DO THIS: Repeat the listing that follows, character for character, minus the pictures.
*** DATASET SECTION ***
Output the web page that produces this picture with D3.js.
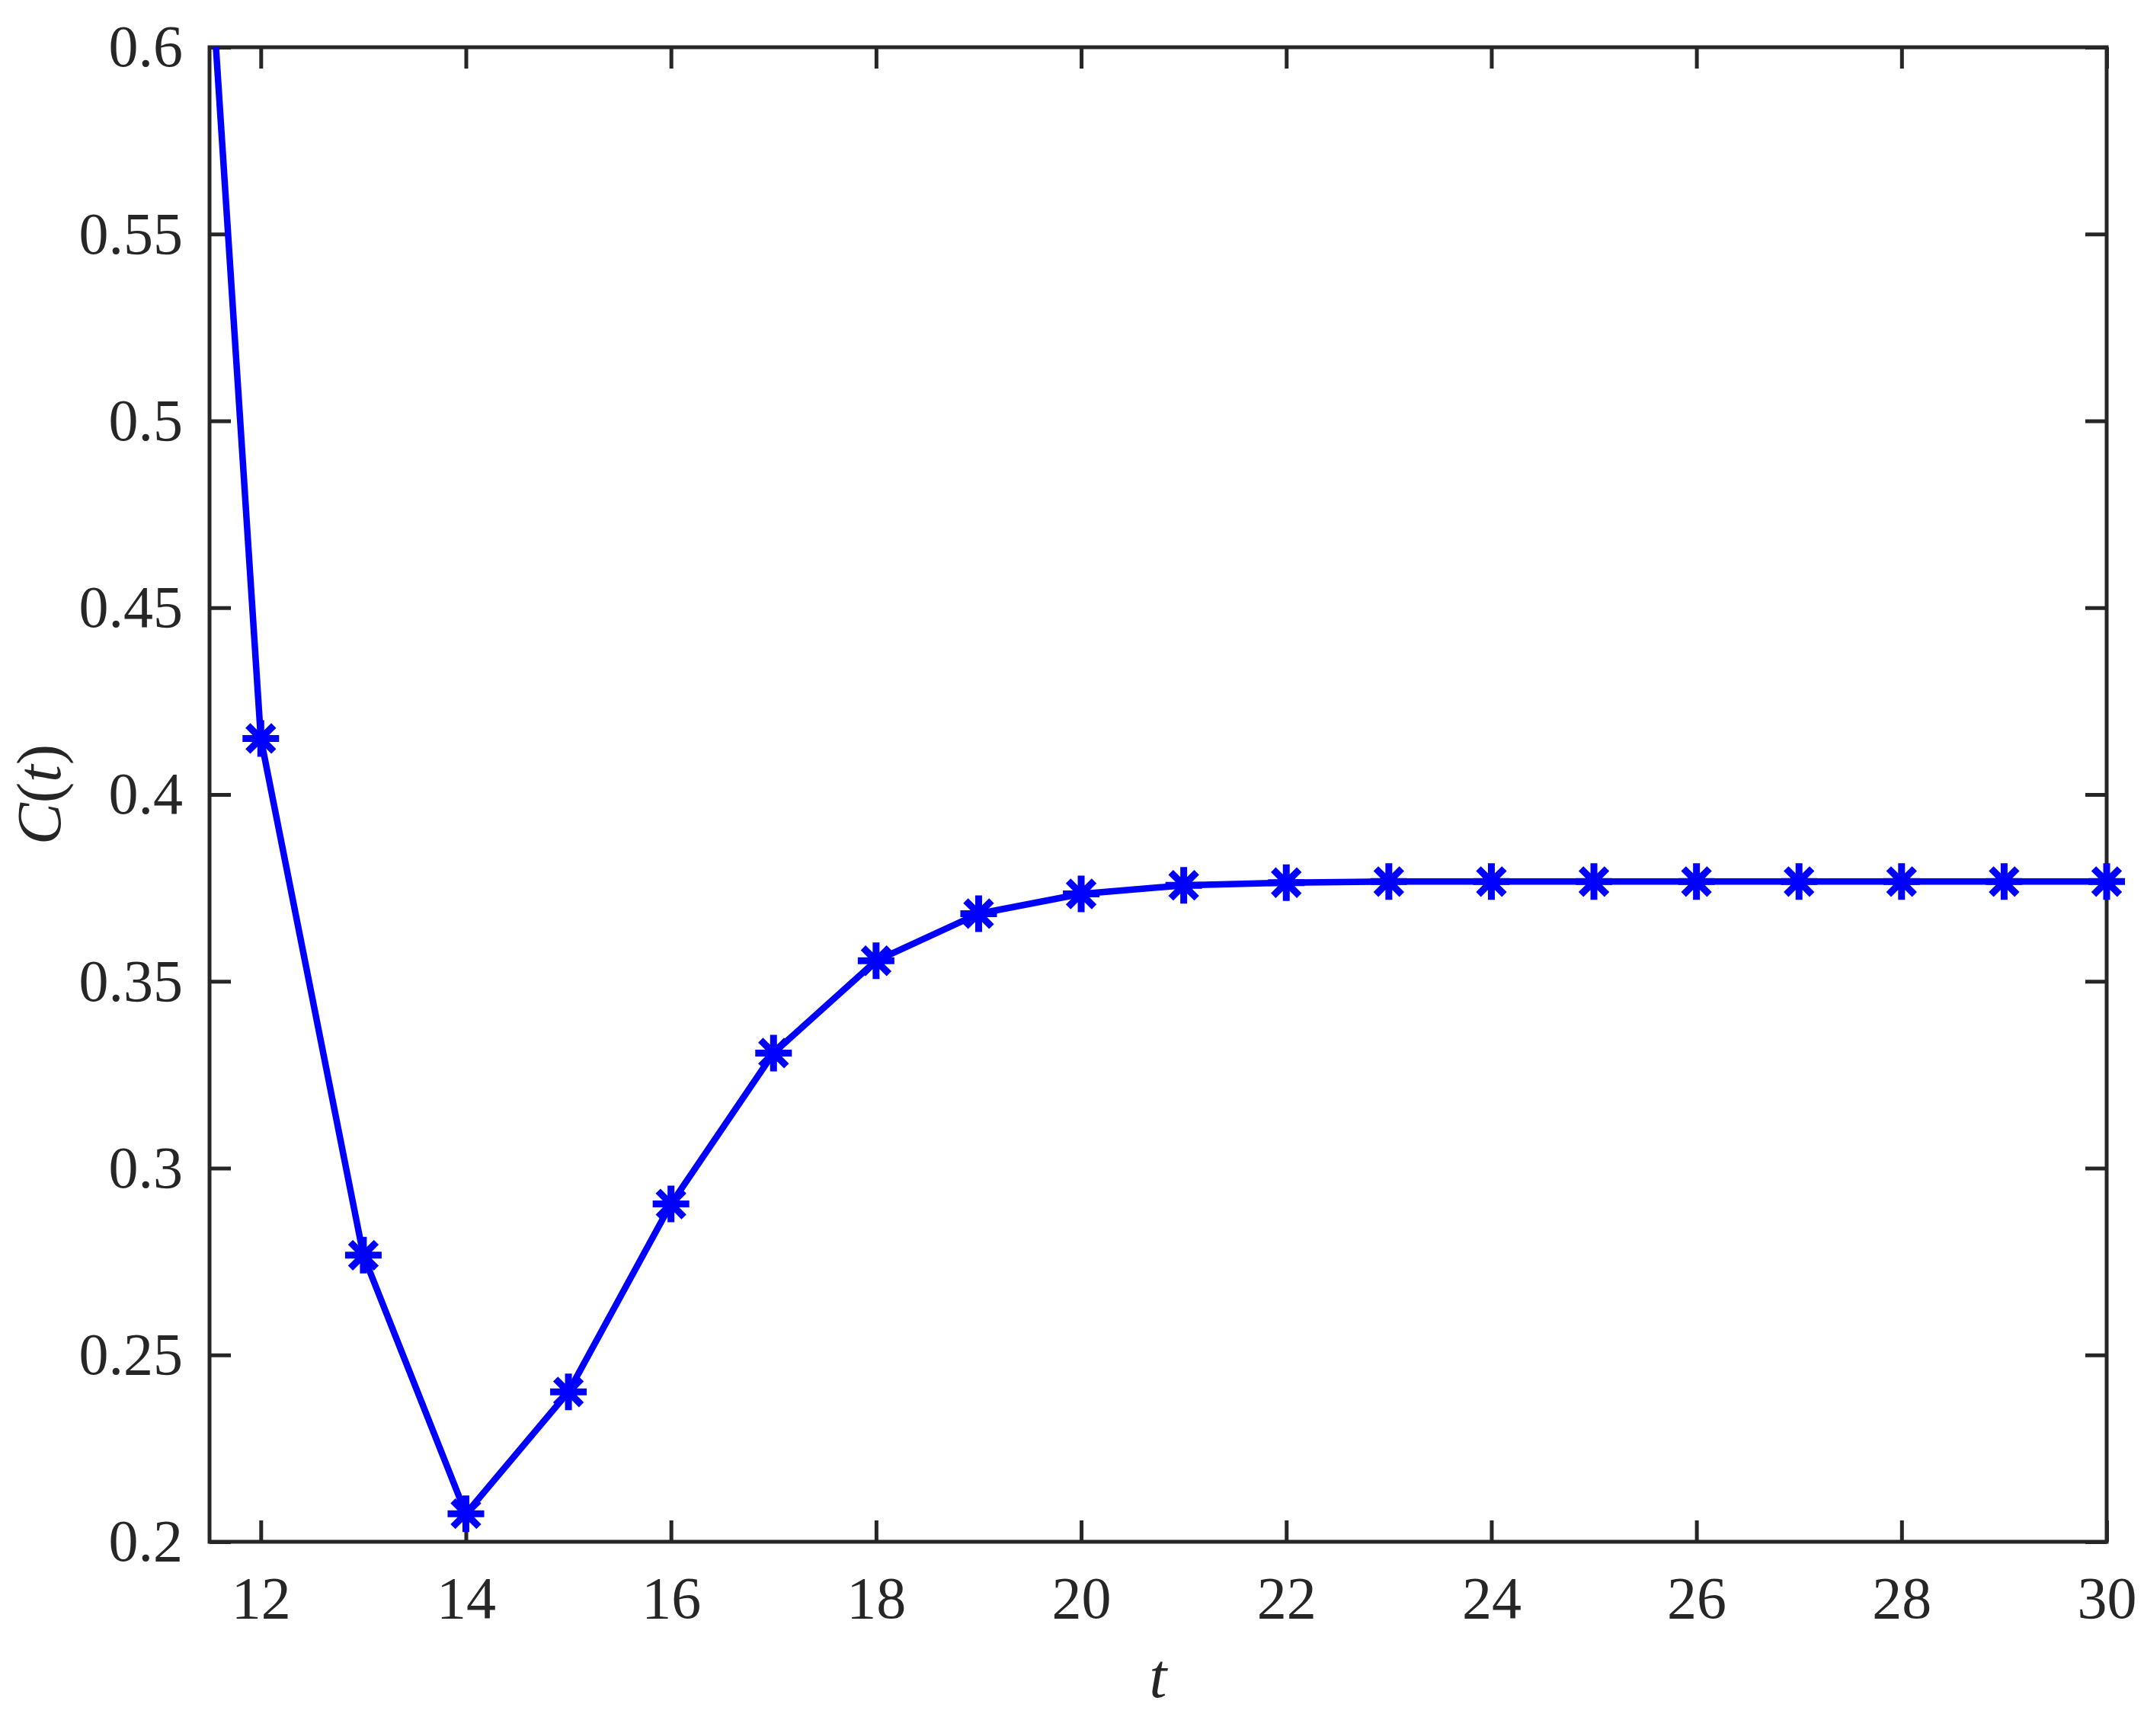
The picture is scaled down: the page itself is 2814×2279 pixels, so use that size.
<!DOCTYPE html>
<html>
<head>
<meta charset="utf-8">
<script src="https://cdn.jsdelivr.net/npm/d3@7"></script>
<style>
  body { margin: 0; background: #fff; }
  svg text { font-family: "Liberation Serif", "Times New Roman", serif; fill: #262626; }
</style>
</head>
<body>
<script>
// values
var tValues = [11, 12, 13, 14, 15, 16, 17, 18, 19, 20, 21, 22, 23, 24, 25, 26, 27, 28, 29, 30];
var cValues = [0.838, 0.415, 0.2767, 0.2075, 0.2401, 0.2904, 0.3308, 0.3555, 0.3681, 0.3734,
               0.3757, 0.3764, 0.3767, 0.3767, 0.3767, 0.3767, 0.3767, 0.3767, 0.3767, 0.3767];
var xTicks = [12, 14, 16, 18, 20, 22, 24, 26, 28, 30];
var yTicks = [0.2, 0.25, 0.3, 0.35, 0.4, 0.45, 0.5, 0.55, 0.6];
var xDomain = [11.5, 30];
var yDomain = [0.2, 0.6];

var width = 2814, height = 2279;
var plotLeft = 275, plotTop = 62, plotRight = 2765, plotBottom = 2024;
var axisColor = "#262626";

var svg = d3.select("body").append("svg")
            .attr("width", width)
            .attr("height", height);

svg.append("rect").attr("width", width).attr("height", height).attr("fill", "#fff");

var x = d3.scaleLinear().domain(xDomain).range([plotLeft, plotRight]);
var y = d3.scaleLinear().domain(yDomain).range([plotBottom, plotTop]);

var data = tValues.map(function (t, i) {
    return {t: t, c: cValues[i]};
});

svg.append("clipPath").attr("id", "plotClip")
   .append("rect")
   .attr("x", plotLeft).attr("y", plotTop)
   .attr("width", plotRight - plotLeft).attr("height", plotBottom - plotTop);

var fmt = function (d) { return String(+d.toFixed(2)); };

// axes, ticks pointing inward
var xAxis = svg.append("g")
               .attr("transform", "translate(0," + plotBottom + ")")
               .call(d3.axisBottom(x).tickValues(xTicks).tickSizeInner(-28).tickSizeOuter(0).tickPadding(45));
var xAxisTop = svg.append("g")
                  .attr("transform", "translate(0," + plotTop + ")")
                  .call(d3.axisTop(x).tickValues(xTicks).tickSizeInner(-28).tickSizeOuter(0).tickFormat(""));
var yAxis = svg.append("g")
               .attr("transform", "translate(" + plotLeft + ",0)")
               .call(d3.axisLeft(y).tickValues(yTicks).tickSizeInner(-28).tickSizeOuter(0).tickPadding(35).tickFormat(fmt));
var yAxisRight = svg.append("g")
                    .attr("transform", "translate(" + plotRight + ",0)")
                    .call(d3.axisRight(y).tickValues(yTicks).tickSizeInner(-28).tickSizeOuter(0).tickFormat(""));

[xAxis, xAxisTop, yAxis, yAxisRight].forEach(function (g) {
    g.select(".domain").remove();
    g.selectAll(".tick line").attr("stroke", axisColor).attr("stroke-width", 5);
    g.selectAll(".tick text").attr("font-size", 78).attr("fill", axisColor)
     .style("font-family", '"Liberation Serif", "Times New Roman", serif');
});

svg.append("rect")
   .attr("x", plotLeft).attr("y", plotTop)
   .attr("width", plotRight - plotLeft).attr("height", plotBottom - plotTop)
   .attr("fill", "none")
   .attr("stroke", axisColor)
   .attr("stroke-width", 5);

// axis labels
svg.append("text")
   .attr("x", (plotLeft + plotRight) / 2)
   .attr("y", 2228)
   .attr("text-anchor", "middle")
   .attr("font-size", 82)
   .attr("font-style", "italic")
   .text("t");

var yLabel = svg.append("text")
                .attr("transform", "translate(79," + ((plotTop + plotBottom) / 2) + ") rotate(-90)")
                .attr("text-anchor", "middle")
                .attr("font-size", 82);
yLabel.append("tspan").attr("font-style", "italic").text("C");
yLabel.append("tspan").text("(");
yLabel.append("tspan").attr("font-style", "italic").text("t");
yLabel.append("tspan").text(")");

// data line
var line = d3.line()
             .x(function (d) { return x(d.t); })
             .y(function (d) { return y(d.c); });

svg.append("path")
   .datum(data)
   .attr("clip-path", "url(#plotClip)")
   .attr("d", line)
   .attr("fill", "none")
   .attr("stroke", "#0000ff")
   .attr("stroke-width", 8.5)
   .attr("stroke-linejoin", "round");

// asterisk markers
var r = 24, a = r * Math.SQRT1_2;
var star = "M0," + (-r) + "L0," + r + "M" + (-r) + ",0L" + r + ",0" +
           "M" + (-a) + "," + (-a) + "L" + a + "," + a +
           "M" + (-a) + "," + a + "L" + a + "," + (-a);

svg.append("g")
   .selectAll("path")
   .data(data.filter(function (d) { return d.t >= xDomain[0]; }))
   .enter().append("path")
   .attr("transform", function (d) { return "translate(" + x(d.t) + "," + y(d.c) + ")"; })
   .attr("d", star)
   .attr("fill", "none")
   .attr("stroke", "#0000ff")
   .attr("stroke-width", 9);
</script>
</body>
</html>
***
SOLUTION TO THIS EXERCISE:
Output the web page that produces this picture with D3.js.
The picture is scaled down: the page itself is 2814×2279 pixels, so use that size.
<!DOCTYPE html>
<html>
<head>
<meta charset="utf-8">
<script src="https://cdn.jsdelivr.net/npm/d3@7"></script>
<style>
  body { margin: 0; background: #fff; }
  svg text { font-family: "Liberation Serif", "Times New Roman", serif; fill: #262626; }
</style>
</head>
<body>
<script>
// values
var tValues = [11, 12, 13, 14, 15, 16, 17, 18, 19, 20, 21, 22, 23, 24, 25, 26, 27, 28, 29, 30];
var cValues = [0.838, 0.415, 0.2767, 0.2075, 0.2401, 0.2904, 0.3308, 0.3555, 0.3681, 0.3734,
               0.3757, 0.3764, 0.3767, 0.3767, 0.3767, 0.3767, 0.3767, 0.3767, 0.3767, 0.3767];
var xTicks = [12, 14, 16, 18, 20, 22, 24, 26, 28, 30];
var yTicks = [0.2, 0.25, 0.3, 0.35, 0.4, 0.45, 0.5, 0.55, 0.6];
var xDomain = [11.5, 30];
var yDomain = [0.2, 0.6];

var width = 2814, height = 2279;
var plotLeft = 275, plotTop = 62, plotRight = 2765, plotBottom = 2024;
var axisColor = "#262626";

var svg = d3.select("body").append("svg")
            .attr("width", width)
            .attr("height", height);

svg.append("rect").attr("width", width).attr("height", height).attr("fill", "#fff");

var x = d3.scaleLinear().domain(xDomain).range([plotLeft, plotRight]);
var y = d3.scaleLinear().domain(yDomain).range([plotBottom, plotTop]);

var data = tValues.map(function (t, i) {
    return {t: t, c: cValues[i]};
});

svg.append("clipPath").attr("id", "plotClip")
   .append("rect")
   .attr("x", plotLeft).attr("y", plotTop)
   .attr("width", plotRight - plotLeft).attr("height", plotBottom - plotTop);

var fmt = function (d) { return String(+d.toFixed(2)); };

// axes, ticks pointing inward
var xAxis = svg.append("g")
               .attr("transform", "translate(0," + plotBottom + ")")
               .call(d3.axisBottom(x).tickValues(xTicks).tickSizeInner(-28).tickSizeOuter(0).tickPadding(45));
var xAxisTop = svg.append("g")
                  .attr("transform", "translate(0," + plotTop + ")")
                  .call(d3.axisTop(x).tickValues(xTicks).tickSizeInner(-28).tickSizeOuter(0).tickFormat(""));
var yAxis = svg.append("g")
               .attr("transform", "translate(" + plotLeft + ",0)")
               .call(d3.axisLeft(y).tickValues(yTicks).tickSizeInner(-28).tickSizeOuter(0).tickPadding(35).tickFormat(fmt));
var yAxisRight = svg.append("g")
                    .attr("transform", "translate(" + plotRight + ",0)")
                    .call(d3.axisRight(y).tickValues(yTicks).tickSizeInner(-28).tickSizeOuter(0).tickFormat(""));

[xAxis, xAxisTop, yAxis, yAxisRight].forEach(function (g) {
    g.select(".domain").remove();
    g.selectAll(".tick line").attr("stroke", axisColor).attr("stroke-width", 5);
    g.selectAll(".tick text").attr("font-size", 78).attr("fill", axisColor)
     .style("font-family", '"Liberation Serif", "Times New Roman", serif');
});

svg.append("rect")
   .attr("x", plotLeft).attr("y", plotTop)
   .attr("width", plotRight - plotLeft).attr("height", plotBottom - plotTop)
   .attr("fill", "none")
   .attr("stroke", axisColor)
   .attr("stroke-width", 5);

// axis labels
svg.append("text")
   .attr("x", (plotLeft + plotRight) / 2)
   .attr("y", 2228)
   .attr("text-anchor", "middle")
   .attr("font-size", 82)
   .attr("font-style", "italic")
   .text("t");

var yLabel = svg.append("text")
                .attr("transform", "translate(79," + ((plotTop + plotBottom) / 2) + ") rotate(-90)")
                .attr("text-anchor", "middle")
                .attr("font-size", 82);
yLabel.append("tspan").attr("font-style", "italic").text("C");
yLabel.append("tspan").text("(");
yLabel.append("tspan").attr("font-style", "italic").text("t");
yLabel.append("tspan").text(")");

// data line
var line = d3.line()
             .x(function (d) { return x(d.t); })
             .y(function (d) { return y(d.c); });

svg.append("path")
   .datum(data)
   .attr("clip-path", "url(#plotClip)")
   .attr("d", line)
   .attr("fill", "none")
   .attr("stroke", "#0000ff")
   .attr("stroke-width", 8.5)
   .attr("stroke-linejoin", "round");

// asterisk markers
var r = 24, a = r * Math.SQRT1_2;
var star = "M0," + (-r) + "L0," + r + "M" + (-r) + ",0L" + r + ",0" +
           "M" + (-a) + "," + (-a) + "L" + a + "," + a +
           "M" + (-a) + "," + a + "L" + a + "," + (-a);

svg.append("g")
   .selectAll("path")
   .data(data.filter(function (d) { return d.t >= xDomain[0]; }))
   .enter().append("path")
   .attr("transform", function (d) { return "translate(" + x(d.t) + "," + y(d.c) + ")"; })
   .attr("d", star)
   .attr("fill", "none")
   .attr("stroke", "#0000ff")
   .attr("stroke-width", 9);
</script>
</body>
</html>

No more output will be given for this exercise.